T-Mobile (2021 breach)
A $350 million settlement is now paying out up to $25,000 per victim for financial losses—or $25–$100 for no proof—underscoring long-tail costs in disputes.
AT&T (2024 breaches)
Two separate incidents led to a preliminary $177 million settlement, with payouts of up to $5,000 per claimant.
UK’s Synnovis (NHS lab, 2024)
Ransomware led to £32.7 million in costs—over seven times recent annual profits—disrupting thousands of procedures.

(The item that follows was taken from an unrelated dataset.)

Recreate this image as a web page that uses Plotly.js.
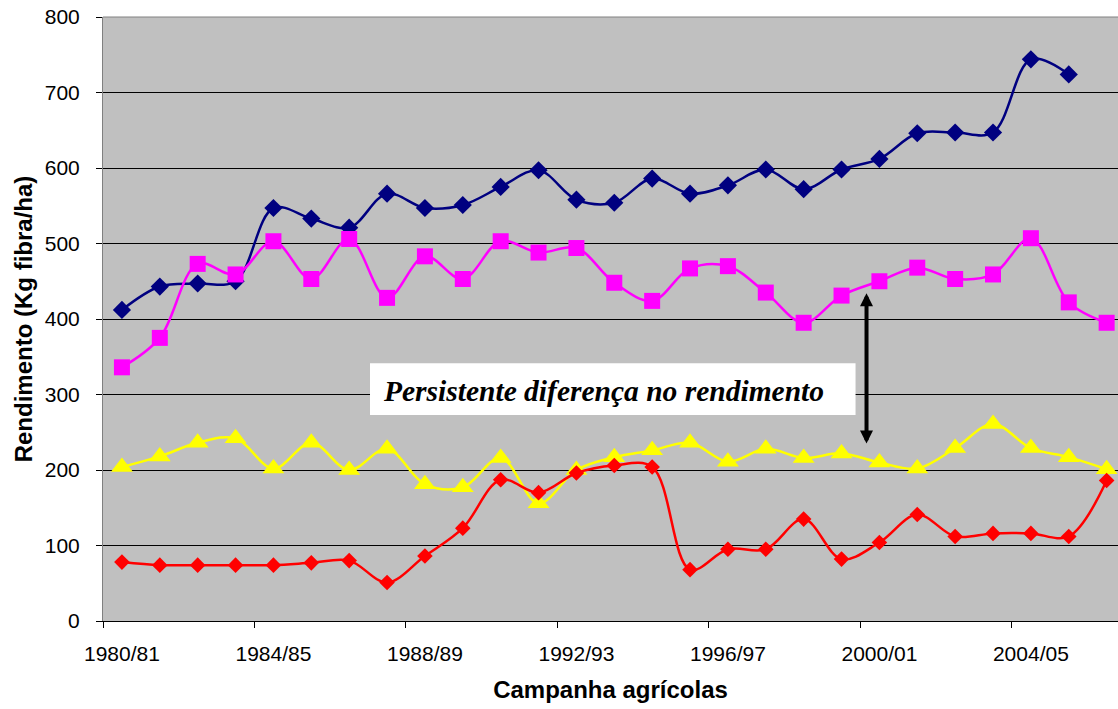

What’s Behind the Expense?
The impact of a data breach is not just a monetary one.
Lost Business & Downtime
Operational disruption drives a massive 57% of total costs. Breaches take 258 days on average to contain—more time means higher bills.
Regulatory Fines
Global fines are steep—especially for sensitive data. The 23andMe, T-Mobile, and AT&T cases all reveal multi-million-dollar penalties.

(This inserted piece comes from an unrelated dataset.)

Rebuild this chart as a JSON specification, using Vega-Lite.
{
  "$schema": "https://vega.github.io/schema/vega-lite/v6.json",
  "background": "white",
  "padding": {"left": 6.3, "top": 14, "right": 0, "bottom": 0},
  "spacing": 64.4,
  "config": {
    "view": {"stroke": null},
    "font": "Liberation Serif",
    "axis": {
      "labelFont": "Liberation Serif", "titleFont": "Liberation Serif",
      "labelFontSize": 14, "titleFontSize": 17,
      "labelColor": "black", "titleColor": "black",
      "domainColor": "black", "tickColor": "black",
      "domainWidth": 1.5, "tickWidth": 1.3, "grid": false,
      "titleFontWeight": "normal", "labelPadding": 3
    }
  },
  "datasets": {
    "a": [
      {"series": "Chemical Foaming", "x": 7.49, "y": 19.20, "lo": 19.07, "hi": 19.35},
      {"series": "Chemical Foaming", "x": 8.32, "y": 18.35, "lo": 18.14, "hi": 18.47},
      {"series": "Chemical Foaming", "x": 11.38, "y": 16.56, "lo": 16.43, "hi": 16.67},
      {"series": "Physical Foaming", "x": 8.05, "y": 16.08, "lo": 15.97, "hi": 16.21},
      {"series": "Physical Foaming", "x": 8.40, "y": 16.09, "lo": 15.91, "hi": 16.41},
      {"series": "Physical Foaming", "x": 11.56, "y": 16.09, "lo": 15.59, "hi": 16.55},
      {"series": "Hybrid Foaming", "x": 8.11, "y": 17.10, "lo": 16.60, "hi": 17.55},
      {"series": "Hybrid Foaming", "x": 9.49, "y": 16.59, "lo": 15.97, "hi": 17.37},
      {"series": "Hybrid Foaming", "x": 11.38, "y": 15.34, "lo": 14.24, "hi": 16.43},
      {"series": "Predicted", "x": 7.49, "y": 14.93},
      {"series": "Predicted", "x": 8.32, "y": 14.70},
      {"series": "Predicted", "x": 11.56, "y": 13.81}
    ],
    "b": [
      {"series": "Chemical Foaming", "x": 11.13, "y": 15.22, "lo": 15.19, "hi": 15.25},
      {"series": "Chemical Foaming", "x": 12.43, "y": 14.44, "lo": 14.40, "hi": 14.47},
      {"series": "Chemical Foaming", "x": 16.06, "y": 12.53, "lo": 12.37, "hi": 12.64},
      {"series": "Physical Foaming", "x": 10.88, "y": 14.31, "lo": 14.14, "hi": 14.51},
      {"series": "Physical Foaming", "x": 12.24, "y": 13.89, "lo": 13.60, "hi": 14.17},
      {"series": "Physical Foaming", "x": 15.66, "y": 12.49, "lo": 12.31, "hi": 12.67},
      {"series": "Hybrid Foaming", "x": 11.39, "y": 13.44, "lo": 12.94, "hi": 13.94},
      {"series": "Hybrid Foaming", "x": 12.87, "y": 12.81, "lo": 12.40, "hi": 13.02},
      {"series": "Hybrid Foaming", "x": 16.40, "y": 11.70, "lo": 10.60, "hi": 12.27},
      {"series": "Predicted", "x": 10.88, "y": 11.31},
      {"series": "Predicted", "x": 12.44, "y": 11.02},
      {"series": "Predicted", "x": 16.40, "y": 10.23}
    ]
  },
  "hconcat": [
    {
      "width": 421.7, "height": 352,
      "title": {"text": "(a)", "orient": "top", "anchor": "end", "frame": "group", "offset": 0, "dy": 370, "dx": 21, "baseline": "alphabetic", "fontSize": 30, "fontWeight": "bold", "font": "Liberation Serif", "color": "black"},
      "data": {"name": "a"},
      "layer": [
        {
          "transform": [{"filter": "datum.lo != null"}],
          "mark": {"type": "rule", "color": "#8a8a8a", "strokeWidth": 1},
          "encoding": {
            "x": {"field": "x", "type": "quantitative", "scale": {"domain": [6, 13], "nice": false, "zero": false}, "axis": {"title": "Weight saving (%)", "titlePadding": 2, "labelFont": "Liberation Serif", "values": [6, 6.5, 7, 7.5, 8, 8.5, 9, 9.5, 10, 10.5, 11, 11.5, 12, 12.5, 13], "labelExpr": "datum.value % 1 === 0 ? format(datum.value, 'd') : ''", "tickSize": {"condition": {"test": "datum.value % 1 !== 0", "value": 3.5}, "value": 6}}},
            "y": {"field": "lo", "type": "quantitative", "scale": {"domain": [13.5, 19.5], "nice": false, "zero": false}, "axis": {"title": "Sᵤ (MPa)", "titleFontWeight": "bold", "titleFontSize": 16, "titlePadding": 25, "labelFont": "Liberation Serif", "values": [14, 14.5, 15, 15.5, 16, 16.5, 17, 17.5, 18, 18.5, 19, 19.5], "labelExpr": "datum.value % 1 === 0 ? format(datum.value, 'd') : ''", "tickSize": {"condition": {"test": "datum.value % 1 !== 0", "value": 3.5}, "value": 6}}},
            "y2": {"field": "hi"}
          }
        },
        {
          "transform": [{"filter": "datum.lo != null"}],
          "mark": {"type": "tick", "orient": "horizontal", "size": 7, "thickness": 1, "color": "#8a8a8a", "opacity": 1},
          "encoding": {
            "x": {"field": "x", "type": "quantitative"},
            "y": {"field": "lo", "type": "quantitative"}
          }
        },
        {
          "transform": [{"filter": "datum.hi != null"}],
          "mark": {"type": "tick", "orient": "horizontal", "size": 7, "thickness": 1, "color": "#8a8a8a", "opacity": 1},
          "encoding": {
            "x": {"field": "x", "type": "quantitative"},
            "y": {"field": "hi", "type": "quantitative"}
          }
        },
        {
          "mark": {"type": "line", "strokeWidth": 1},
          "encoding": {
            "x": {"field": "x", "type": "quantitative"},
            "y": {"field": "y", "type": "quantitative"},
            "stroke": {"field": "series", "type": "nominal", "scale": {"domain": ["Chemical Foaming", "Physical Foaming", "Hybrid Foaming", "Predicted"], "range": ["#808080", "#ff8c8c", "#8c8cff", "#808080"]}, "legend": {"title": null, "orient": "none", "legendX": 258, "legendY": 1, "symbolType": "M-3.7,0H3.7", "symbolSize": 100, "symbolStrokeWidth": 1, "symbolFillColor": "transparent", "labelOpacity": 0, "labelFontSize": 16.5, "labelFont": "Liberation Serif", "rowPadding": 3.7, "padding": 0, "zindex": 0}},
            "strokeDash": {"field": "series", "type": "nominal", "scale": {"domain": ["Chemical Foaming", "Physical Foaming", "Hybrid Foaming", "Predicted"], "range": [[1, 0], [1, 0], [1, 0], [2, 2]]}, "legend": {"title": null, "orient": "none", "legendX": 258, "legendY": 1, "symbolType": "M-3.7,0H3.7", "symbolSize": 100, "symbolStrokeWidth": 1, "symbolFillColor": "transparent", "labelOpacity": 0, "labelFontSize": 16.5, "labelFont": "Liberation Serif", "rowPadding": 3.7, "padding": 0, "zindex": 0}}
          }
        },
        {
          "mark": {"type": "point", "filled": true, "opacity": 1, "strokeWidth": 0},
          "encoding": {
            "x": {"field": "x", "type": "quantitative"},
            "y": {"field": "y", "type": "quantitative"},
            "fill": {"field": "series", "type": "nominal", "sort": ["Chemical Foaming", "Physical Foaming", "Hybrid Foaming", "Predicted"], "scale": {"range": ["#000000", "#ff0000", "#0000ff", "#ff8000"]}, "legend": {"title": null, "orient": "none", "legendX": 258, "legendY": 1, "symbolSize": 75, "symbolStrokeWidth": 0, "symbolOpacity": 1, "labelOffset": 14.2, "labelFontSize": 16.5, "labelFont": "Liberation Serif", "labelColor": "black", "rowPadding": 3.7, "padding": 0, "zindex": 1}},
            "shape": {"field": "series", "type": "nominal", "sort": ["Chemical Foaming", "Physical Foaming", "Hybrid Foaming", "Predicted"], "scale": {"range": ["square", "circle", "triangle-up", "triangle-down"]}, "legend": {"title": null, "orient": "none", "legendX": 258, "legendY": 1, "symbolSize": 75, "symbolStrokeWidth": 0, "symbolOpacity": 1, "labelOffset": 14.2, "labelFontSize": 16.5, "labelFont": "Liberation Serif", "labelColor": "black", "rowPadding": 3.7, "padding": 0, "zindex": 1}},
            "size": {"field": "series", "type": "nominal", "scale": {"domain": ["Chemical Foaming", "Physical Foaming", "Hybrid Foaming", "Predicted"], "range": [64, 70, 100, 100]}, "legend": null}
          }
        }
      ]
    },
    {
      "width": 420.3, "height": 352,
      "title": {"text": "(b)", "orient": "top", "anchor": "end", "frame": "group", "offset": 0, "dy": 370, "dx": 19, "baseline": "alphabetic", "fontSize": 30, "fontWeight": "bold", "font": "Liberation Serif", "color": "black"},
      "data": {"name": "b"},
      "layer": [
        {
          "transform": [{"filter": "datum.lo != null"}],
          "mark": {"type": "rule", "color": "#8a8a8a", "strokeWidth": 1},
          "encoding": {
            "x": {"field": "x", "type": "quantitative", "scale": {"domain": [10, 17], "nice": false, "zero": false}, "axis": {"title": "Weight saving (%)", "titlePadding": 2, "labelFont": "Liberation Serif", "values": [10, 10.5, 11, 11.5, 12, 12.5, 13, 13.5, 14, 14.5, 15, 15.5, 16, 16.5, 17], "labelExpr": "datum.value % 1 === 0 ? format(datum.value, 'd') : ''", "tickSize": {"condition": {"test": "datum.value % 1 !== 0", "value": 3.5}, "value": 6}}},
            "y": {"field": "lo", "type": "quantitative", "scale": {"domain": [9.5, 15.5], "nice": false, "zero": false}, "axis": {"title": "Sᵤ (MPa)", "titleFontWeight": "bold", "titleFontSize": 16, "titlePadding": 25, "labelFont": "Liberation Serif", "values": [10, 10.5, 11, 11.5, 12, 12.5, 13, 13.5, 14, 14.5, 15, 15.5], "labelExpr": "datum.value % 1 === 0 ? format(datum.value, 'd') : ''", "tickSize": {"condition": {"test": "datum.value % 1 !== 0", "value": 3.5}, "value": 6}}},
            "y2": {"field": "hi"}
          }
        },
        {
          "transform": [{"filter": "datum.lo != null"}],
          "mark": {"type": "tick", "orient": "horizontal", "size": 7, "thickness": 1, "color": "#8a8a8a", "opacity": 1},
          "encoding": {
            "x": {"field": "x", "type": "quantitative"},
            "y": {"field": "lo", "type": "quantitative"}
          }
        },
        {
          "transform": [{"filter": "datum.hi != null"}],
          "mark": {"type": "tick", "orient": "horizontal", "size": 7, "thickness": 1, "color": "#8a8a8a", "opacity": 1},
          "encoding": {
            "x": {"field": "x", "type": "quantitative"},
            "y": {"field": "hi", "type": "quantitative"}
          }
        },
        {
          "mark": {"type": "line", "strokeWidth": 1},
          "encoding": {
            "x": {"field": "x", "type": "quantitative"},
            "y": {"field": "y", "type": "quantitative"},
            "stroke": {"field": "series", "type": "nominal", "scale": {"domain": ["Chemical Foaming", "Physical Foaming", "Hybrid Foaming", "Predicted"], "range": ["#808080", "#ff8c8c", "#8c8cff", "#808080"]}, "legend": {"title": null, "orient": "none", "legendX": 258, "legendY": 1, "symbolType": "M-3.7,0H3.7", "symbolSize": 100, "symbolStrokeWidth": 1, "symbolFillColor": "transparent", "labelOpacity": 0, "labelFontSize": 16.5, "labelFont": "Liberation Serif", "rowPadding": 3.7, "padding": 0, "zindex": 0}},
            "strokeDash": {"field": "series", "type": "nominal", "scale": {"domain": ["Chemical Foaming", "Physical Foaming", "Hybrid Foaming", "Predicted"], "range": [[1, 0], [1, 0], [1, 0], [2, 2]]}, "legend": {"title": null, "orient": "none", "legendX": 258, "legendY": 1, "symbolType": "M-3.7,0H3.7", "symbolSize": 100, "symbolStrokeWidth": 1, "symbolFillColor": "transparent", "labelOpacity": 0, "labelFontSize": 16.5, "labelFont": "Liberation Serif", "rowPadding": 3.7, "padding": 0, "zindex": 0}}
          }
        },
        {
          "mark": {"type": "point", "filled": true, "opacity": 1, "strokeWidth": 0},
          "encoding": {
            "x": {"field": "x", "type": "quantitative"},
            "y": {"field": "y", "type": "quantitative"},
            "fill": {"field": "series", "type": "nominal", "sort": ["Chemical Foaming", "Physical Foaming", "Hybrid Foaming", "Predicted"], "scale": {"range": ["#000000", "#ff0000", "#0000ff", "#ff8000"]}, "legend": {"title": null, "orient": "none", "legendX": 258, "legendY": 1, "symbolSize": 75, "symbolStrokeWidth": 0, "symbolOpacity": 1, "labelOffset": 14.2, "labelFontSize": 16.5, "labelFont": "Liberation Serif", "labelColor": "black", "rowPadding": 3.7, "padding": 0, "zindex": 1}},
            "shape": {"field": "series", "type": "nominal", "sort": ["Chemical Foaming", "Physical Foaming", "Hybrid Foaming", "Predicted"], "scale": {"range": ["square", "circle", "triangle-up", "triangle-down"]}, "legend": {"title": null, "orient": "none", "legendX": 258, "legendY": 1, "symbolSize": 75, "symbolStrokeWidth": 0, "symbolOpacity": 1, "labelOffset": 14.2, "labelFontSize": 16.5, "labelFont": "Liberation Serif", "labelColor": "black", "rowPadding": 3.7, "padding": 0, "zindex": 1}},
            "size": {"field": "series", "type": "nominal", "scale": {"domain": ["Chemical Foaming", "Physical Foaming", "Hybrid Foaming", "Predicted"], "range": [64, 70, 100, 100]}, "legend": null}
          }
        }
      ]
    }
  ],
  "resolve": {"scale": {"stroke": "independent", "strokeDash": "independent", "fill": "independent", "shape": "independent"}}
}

Legal & Remediation Spending
Class-action payouts, forensic teams, credit monitoring, legal fees, and internal investigations all stack up.

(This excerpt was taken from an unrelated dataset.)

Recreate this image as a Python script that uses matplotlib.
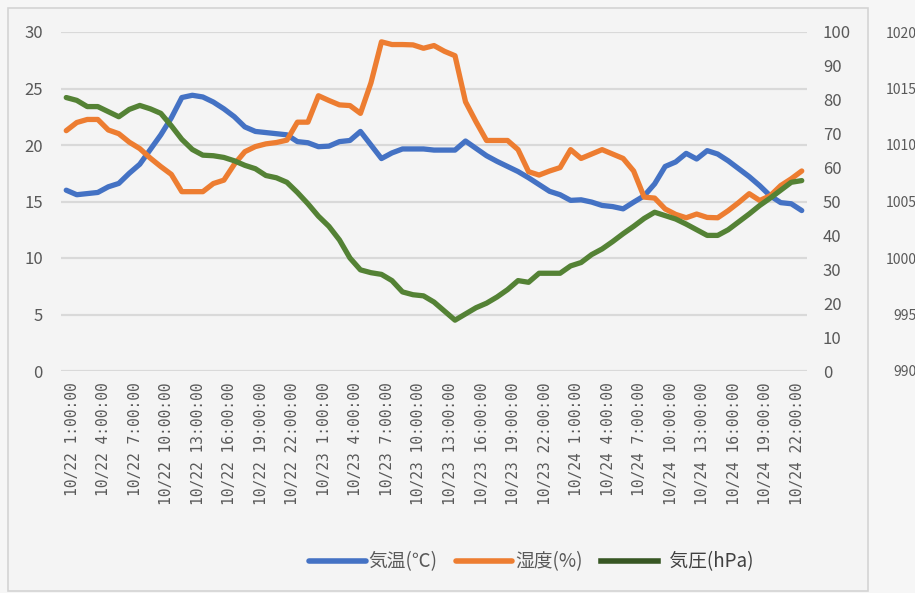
import matplotlib
matplotlib.use('Agg')
import matplotlib.pyplot as plt
from matplotlib.lines import Line2D
from matplotlib.patches import Rectangle
import matplotlib.transforms as mtrans

plt.rcParams['font.family'] = ['Noto Sans CJK JP', 'DejaVu Sans']

# ---- data ----
categories = [f"10/{d} {h}:00:00" for d in (22, 23, 24) for h in range(24)
              if not (d == 22 and h == 0)]

temperature = [16.0, 15.6, 15.7, 15.8, 16.3, 16.6, 17.5, 18.3, 19.6, 20.9,
               22.4, 24.2, 24.4, 24.25, 23.8, 23.2, 22.5, 21.6, 21.2, 21.1,
               21.0, 20.9, 20.3, 20.2, 19.85, 19.9, 20.3, 20.4, 21.2, 20.0,
               18.8, 19.3, 19.65, 19.65, 19.65, 19.55, 19.55, 19.55, 20.35, 19.7,
               19.05, 18.55, 18.1, 17.65, 17.1, 16.5, 15.9, 15.6, 15.1, 15.15,
               14.95, 14.65, 14.55, 14.35, 14.94, 15.5, 16.56, 18.1, 18.5, 19.26,
               18.76, 19.5, 19.2, 18.6, 17.9, 17.2, 16.4, 15.5, 14.9, 14.8,
               14.2]

humidity = [70.9, 73.3, 74.2, 74.2, 71.1, 70.0, 67.5, 65.6, 62.8, 60.3,
            58.0, 52.9, 52.9, 52.9, 55.3, 56.3, 61.0, 64.7, 66.2, 67.0,
            67.4, 68.1, 73.4, 73.4, 81.2, 79.8, 78.5, 78.3, 76.0, 85.0,
            97.1, 96.3, 96.3, 96.2, 95.2, 96.0, 94.3, 93.0, 79.4, 73.5,
            68.0, 68.0, 68.0, 65.3, 58.8, 57.8, 59.0, 60.0, 65.3, 62.7,
            64.0, 65.3, 64.0, 62.7, 59.0, 51.3, 51.0, 47.8, 46.2, 45.2,
            46.3, 45.3, 45.2, 47.3, 49.7, 52.3, 50.3, 51.7, 54.7, 56.7,
            59.0]

pressure = [1014.2, 1013.95, 1013.4, 1013.4, 1012.95, 1012.5, 1013.15, 1013.5, 1013.2, 1012.8,
            1011.7, 1010.5, 1009.6, 1009.1, 1009.05, 1008.9, 1008.6, 1008.2, 1007.9, 1007.3,
            1007.1, 1006.7, 1005.8, 1004.8, 1003.7, 1002.8, 1001.6, 1000.0, 998.95, 998.7,
            998.55, 998.0, 997.0, 996.75, 996.65, 996.1, 995.3, 994.5, 995.05, 995.6,
            996.0, 996.55, 997.2, 998.0, 997.85, 998.65, 998.65, 998.65, 999.3, 999.6,
            1000.3, 1000.8, 1001.45, 1002.15, 1002.8, 1003.5, 1004.05, 1003.75, 1003.45, 1003.0,
            1002.5, 1002.0, 1002.0, 1002.5, 1003.2, 1003.9, 1004.65, 1005.3, 1006.0, 1006.7,
            1006.85]

series_names = ['気温(℃)', '湿度(%)', '\u2002気圧(hPa)']
temp_ticks = [0, 5, 10, 15, 20, 25, 30]
hum_ticks = [0, 10, 20, 30, 40, 50, 60, 70, 80, 90, 100]
pres_ticks = [990, 995, 1000, 1005, 1010, 1015, 1020]

# ---- figure ----
W, H = 915, 593
fig = plt.figure(figsize=(W / 100, H / 100), dpi=100, facecolor='#f6f6f6')

# chart box
box = Rectangle((8 / W, 1 - 591 / H), 860 / W, 583 / H,
                transform=fig.transFigure, facecolor='#f4f4f4',
                edgecolor='#d4d4d4', linewidth=1.2, zorder=-10)
fig.patches.append(box)

left, right, top, bottom = 61 / W, 807 / W, 1 - 32 / H, 1 - 371 / H
ax = fig.add_axes([left, bottom, right - left, top - bottom])
ax.set_facecolor('none')
ax2 = ax.twinx()
ax3 = ax.twinx()

x = list(range(len(categories)))
blue, orange, green, green_dark = '#4472C4', '#ED7D31', '#548235', '#375623'
tick_col = '#595959'

ax.plot(x, temperature, color=blue, lw=3.8, solid_joinstyle='round', solid_capstyle='round', zorder=3)
ax2.plot(x, humidity, color=orange, lw=3.8, solid_joinstyle='round', solid_capstyle='round', zorder=3)
ax3.plot(x, pressure, color=green, lw=3.8, solid_joinstyle='round', solid_capstyle='round', zorder=3)

ax.set_xlim(-0.5, len(categories) - 0.5)
ax.set_ylim(0, 30)
ax2.set_ylim(0, 100)
ax3.set_ylim(990, 1020)

ax.set_yticks(temp_ticks)
ax2.set_yticks(hum_ticks)
ax3.set_yticks(pres_ticks)

ax.yaxis.grid(True, color='#d9d9d9', lw=1.6)
ax.set_axisbelow(True)

for a in (ax, ax2, ax3):
    a.set_facecolor('none')
    for s in a.spines.values():
        s.set_visible(False)

ax.tick_params(axis='y', length=0, pad=13, labelsize=12, labelcolor=tick_col)
ax2.tick_params(axis='y', length=0, pad=11.5, labelsize=12, labelcolor=tick_col)
ax3.tick_params(axis='y', length=0, pad=79, labelsize=10, labelcolor=tick_col)
for lab in ax3.get_yticklabels():
    lab.set_horizontalalignment('right')

ax.set_xticks(x[::3])
ax.set_xticklabels(categories[::3], rotation=90, family='DejaVu Sans Mono',
                   fontsize=10.5, color=tick_col)
ax.tick_params(axis='x', length=0, pad=8)
off = mtrans.ScaledTranslation(6 / 100, 0, fig.dpi_scale_trans)
for lab in ax.get_xticklabels():
    lab.set_transform(lab.get_transform() + off)

handles = [Line2D([], [], color=blue, lw=4, solid_capstyle='round'),
           Line2D([], [], color=orange, lw=4, solid_capstyle='round'),
           Line2D([], [], color=green_dark, lw=4)]
leg = fig.legend(handles, series_names, loc='center', bbox_to_anchor=(0.581, 1 - 562 / H),
                 ncol=3, frameon=False, fontsize=13.5, handlelength=3.0,
                 handletextpad=0.15, columnspacing=1.0)
for t, c in zip(leg.get_texts(), [tick_col, tick_col, '#404040']):
    t.set_color(c)

fig.savefig('out.png', dpi=100, facecolor=fig.get_facecolor())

Reputation & Long-Term Effects
Customer churn, brand damage, and cyber insurance premium hikes (some coverage caps fall short post-breach).
Industry-Specific Risks
Healthcare and financial services lead average breach costs up to $9.77 million and $6.08 million, respectively.
Key Takeaways
- Invest in AI & Automation: Organizations that heavily deploy AI see $2.2 million average savings
- Speed Matters: Containing breaches in under 200 days cuts costs by more than $1 million
- Test Your IR Plan: Companies with tested incident-response teams save around 58% per breach —$2–3 million
- Strong Auth = Big Impact: MFA and rate limiting could have prevented the 23andMe credential-stuffing breach
Final Thought
Breaches are financially catastrophic but avoidable. The real cost is more than just dollars. It is loss of trust, operations halted, and long-term brand damage. Investing in automation, fast response, tested IR, and strong authentication is essential.